Cerca de 1.500 pessoas passaram a madrugada dormindo em seus carros, bloqueados pela neve em estradas da região parisiense. Um dos eventos mais críticos da noite foi o fechamento da rodovia nacional RN 118, importante artéria na região oeste.

A francesa Charlotte, que passou a noite presa nessa estrada, trancada no carro com o marido, sob uma temperatura de 2°C negativos, sem água, comida ou cobertor, sentiu-se totalmente abandonada. Associações de moradores e prefeitos de cidadezinhas da região abriram ginásios e salas municipais para receber esses "náufragos das estradas", conforme a expressão cunhada pela imprensa local. Mas centenas de motoristas não tinham sequer uma lanterna no carro para enfrentar o gelo até o meio das pernas e a escuridão.

A mediadora educacional Luciana Melo não foi trabalhar nesta quarta-feira (7). Ela depende da RN 118 para chegar até o colégio onde assessora adolescentes no subúrbio de Plessis-Robinson. "Estou completamente ilhada, não posso sair porque a avenida em frente à minha casa está cheia de neve, os carros não passam e eu não posso fazer nada", relata.
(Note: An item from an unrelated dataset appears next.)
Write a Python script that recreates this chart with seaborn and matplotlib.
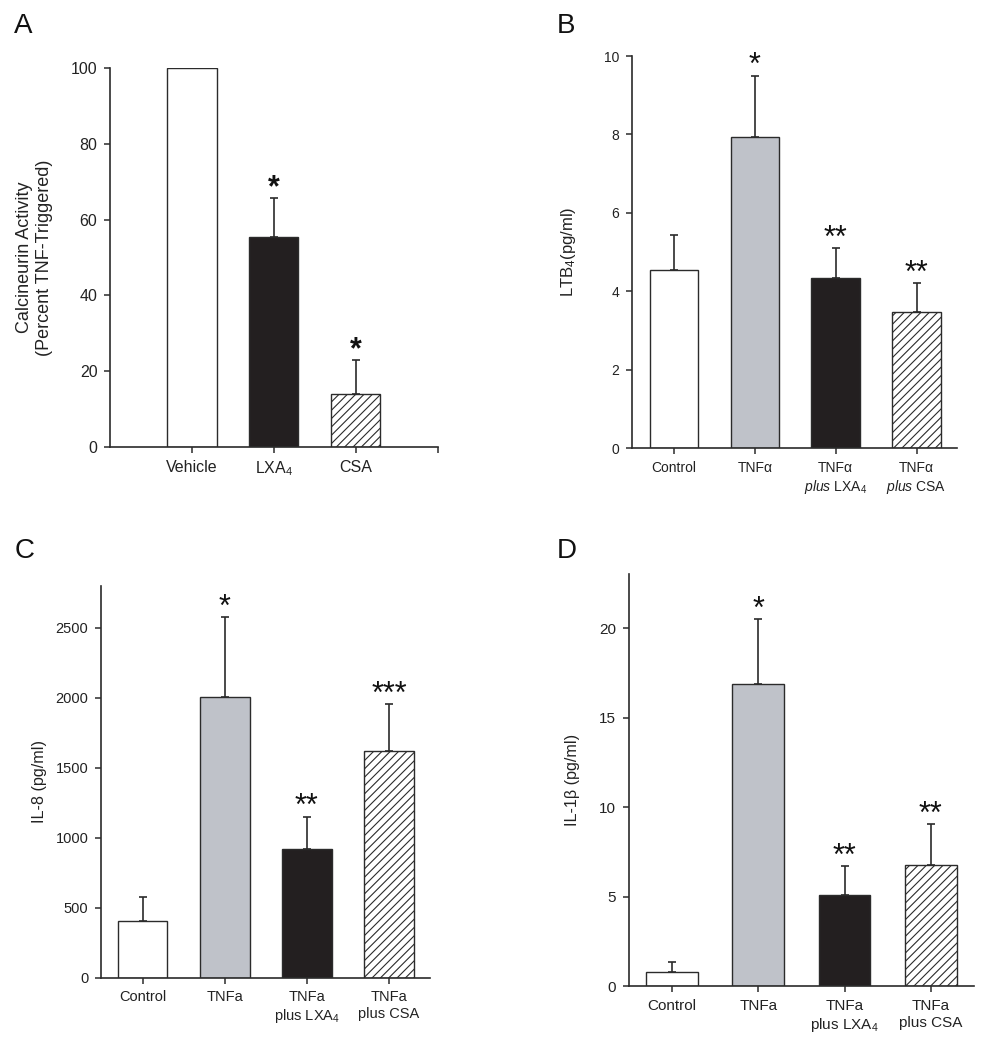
import matplotlib
matplotlib.use("Agg")
import matplotlib.pyplot as plt
import seaborn as sns

# --- Panel A : calcineurin activity ---
a_labels = ["Vehicle", "LXA$_4$", "CSA"]
a_means = [100.0, 55.4, 13.9]
a_errs = [0.0, 10.3, 9.1]
a_stars = ["", "*", "*"]

# --- Panel B : LTB4 ---
b_labels = ["Control", "TNF\u03b1", "TNF\u03b1\n$\\mathit{plus}$ LXA$_4$", "TNF\u03b1\n$\\mathit{plus}$ CSA"]
b_means = [4.55, 7.93, 4.33, 3.47]
b_errs = [0.88, 1.57, 0.77, 0.73]
b_stars = ["", "*", "**", "**"]

# --- Panel C : IL-8 ---
c_labels = ["Control", "TNFa", "TNFa\nplus LXA$_4$", "TNFa\nplus CSA"]
c_means = [405, 2005, 919, 1619]
c_errs = [174, 569, 231, 334]
c_stars = ["", "*", "**", "***"]

# --- Panel D : IL-1beta ---
d_labels = ["Control", "TNFa", "TNFa\nplus LXA$_4$", "TNFa\nplus CSA"]
d_means = [0.82, 16.9, 5.08, 6.76]
d_errs = [0.54, 3.6, 1.62, 2.29]
d_stars = ["", "*", "**", "**"]

bar_colors = ["#ffffff", "#bfc2c9", "#231f20", "#ffffff"]
INK = "#2b2b2b"

sns.set_style("ticks")
plt.rcParams["font.family"] = ["Liberation Sans", "DejaVu Sans"]
plt.rcParams["mathtext.fontset"] = "custom"
plt.rcParams["mathtext.rm"] = "Liberation Sans"
plt.rcParams["mathtext.it"] = "Liberation Sans:italic"
plt.rcParams["hatch.linewidth"] = 0.8


def draw_panel(ax, labels, means, errs, stars, ylim, yticks, ylabel, xlim,
               fs, lab_fs, star_bold=False, extra_tick=False, label_x=-0.17):
    n = len(labels)
    if n == 4:
        colors = bar_colors
    else:
        colors = [bar_colors[0], bar_colors[2], bar_colors[3]]
    sns.barplot(x=labels, y=means, hue=labels, palette=dict(zip(labels, colors)),
                legend=False, width=0.6, saturation=1, edgecolor=INK,
                linewidth=1.0, ax=ax)
    ax.patches[n - 1].set_hatch("////")

    # upper error bars only
    pos = [i for i in range(n) if errs[i] > 0]
    ax.errorbar(pos, [means[i] for i in pos],
                yerr=[[0] * len(pos), [errs[i] for i in pos]],
                fmt="none", ecolor=INK, elinewidth=1.2, capsize=2.8,
                capthick=1.2, zorder=1)

    for i, s in enumerate(stars):
        if s:
            ax.annotate(s, (i, means[i] + errs[i]), xytext=(0, 1),
                        textcoords="offset points", ha="center", va="baseline",
                        fontsize=22, color="#111111",
                        fontweight="bold" if star_bold else "normal")

    ax.set_ylim(*ylim)
    ax.set_xlim(*xlim)
    ax.set_yticks(yticks)
    ax.set_yticklabels([str(t) for t in yticks], fontsize=fs, color="#222222")
    ticks = list(range(n)) + ([n] if extra_tick else [])
    ax.set_xticks(ticks)
    ax.set_xticklabels(labels + ([""] if extra_tick else []), fontsize=fs,
                       color="#222222", linespacing=1.25)
    ax.set_xlabel("")
    ax.set_ylabel(ylabel, fontsize=lab_fs, color="#222222", linespacing=1.2)
    ax.yaxis.set_label_coords(label_x, 0.5)
    sns.despine(ax=ax)
    for sp in ("left", "bottom"):
        ax.spines[sp].set_linewidth(1.2)
        ax.spines[sp].set_color(INK)
    ax.tick_params(direction="out", length=4, width=1.1, color=INK, pad=5)


fig = plt.figure(figsize=(9.87, 10.5), dpi=100)
W, H = 987.0, 1050.0


def add_axes(x0, y0, x1, y1):
    return fig.add_axes([x0 / W, 1 - y1 / H, (x1 - x0) / W, (y1 - y0) / H])


axA = add_axes(110, 68, 437.7, 447)
axB = add_axes(632, 56, 957, 448)
axC = add_axes(101, 585.7, 430, 977.7)
axD = add_axes(628.7, 574.3, 974, 986.3)

draw_panel(axA, a_labels, a_means, a_errs, a_stars, (0, 100), list(range(0, 101, 20)),
           "Calcineurin Activity\n(Percent TNF-Triggered)", (-1, 3), 11.5, 13,
           star_bold=True, extra_tick=True, label_x=-0.175)
draw_panel(axB, b_labels, b_means, b_errs, b_stars, (0, 10), list(range(0, 11, 2)),
           "LTB$_4$(pg/ml)", (-0.52, 3.5), 10, 12, label_x=-0.165)
draw_panel(axC, c_labels, c_means, c_errs, c_stars, (0, 2800), list(range(0, 2501, 500)),
           "IL-8 (pg/ml)", (-0.51, 3.5), 10.5, 11.6, label_x=-0.165)
draw_panel(axD, d_labels, d_means, d_errs, d_stars, (0, 23), list(range(0, 21, 5)),
           "IL-1\u03b2 (pg/ml)", (-0.5, 3.5), 11, 11.6, label_x=-0.14)

for letter, (px, py) in {"A": (14, 33), "B": (557, 33), "C": (15, 558), "D": (557, 558)}.items():
    fig.text(px / W, 1 - py / H, letter, fontsize=20, color="#111111", va="baseline")

fig.savefig("out.png", dpi=100)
A sorte de Luciana é que, ao telefonar para o estabelecimento para se desculpar pela ausência, a diretora havia decidido suspender as aulas. A maioria das escolas e universidades não abriu hoje na região parisiense.

Para quinta-feira (8), Luciana arquitetou um plano "b". "Vou pegar um trem, que estava funcionando hoje, e ônibus, que acredito voltarão a circular amanhã. Mas vou acordar mais cedo e vestir meus sapatos de andar na neve, porque devo demorar de uma hora a uma hora e meia para fazer o trajeto de 8 km, que normalmente faço em 15 minutos de carro", diz a brasileira.

Residente na França há 17 anos, Luciana recorda de uma ocasião em que o despreparo das autoridades para antecipar o caos provocado pela queda de neve foi ainda pior. "Há uns cinco anos, eu ainda tinha meus filhos pequenos e nevou muito nos Altos do Sena (Hauts-de-Seine), a região onde moro. Minha cidade, Meudon, fica entre o rio e a floresta. A neve cai e não derrete rápido. Tive de passar dois dias sem sair de casa", afirma.

Falta de eficiência na limpeza das ruas

Questionada sobre a razão que leva a capital do país a se transformar em "cidade morta" quando neva – o que afinal é normal no inverno no hemisfério norte – Luciana estima que "falta vontade" e eficiência da parte das autoridades para evitar os transtornos. "Fazia uma semana que sabíamos que ia nevar, mas os serviços da prefeitura não são eficazes. Não foi feito o necessário para comprar a quantidade adequada de sal e areia para espalhar nas ruas e derreter o gelo. Também neva na Finlândia, na Noruega e em outros países da Europa, e nem por isso esses países param", argumenta a mediadora educacional.

Mayla Digard, estudante de engenharia de alimentos na Universidade Paris VIII, em Saint-Denis, acordou nesta quarta-feira (7) com disposição para enfrentar várias trocas no transporte público, contanto que não perdesse as aulas na faculdade.

Moradora de Chelles, a 27 km a leste de Paris, ela caminhou 15 minutos até a estação de trem de sua cidade – um trajeto que faz normalmente de ônibus –, e depois de trocar várias vezes de linhas, presenciou o mais desagradável. "Tive de ir até a Gare du Nord, mas tinha uma multidão lá dentro. Quando as pessoas iam de uma plataforma para outra, tinha gente que caía no chão, uma loucura. Pessoas mal-intencionadas ainda aproveitaram a confusão para roubar os usuários", conta Mayla.

A estudante aguentou firme e foi até seu ponto final. Quando estava chegando à faculdade, amigos avisaram pelas redes sociais que não haveria aulas. "Fui até o campus para pelo menos tirar uma fotografia com meu celular e ter a prova de que estava tudo fechado. Depois dessa loucura toda, demorei mais uma hora para voltar para casa."

Nessa quinta-feira, Mayla e milhares de outros moradores da região parisiense vão começar tudo de novo. E como as temperaturas permanecerão negativas – a previsão é de -2°C durante a madrugada –, a neve ficará grudada no solo, formando o temido "verglas", a placa de gelo escorregadia para carros e pedestres. É mais um dia de perrengue à vista.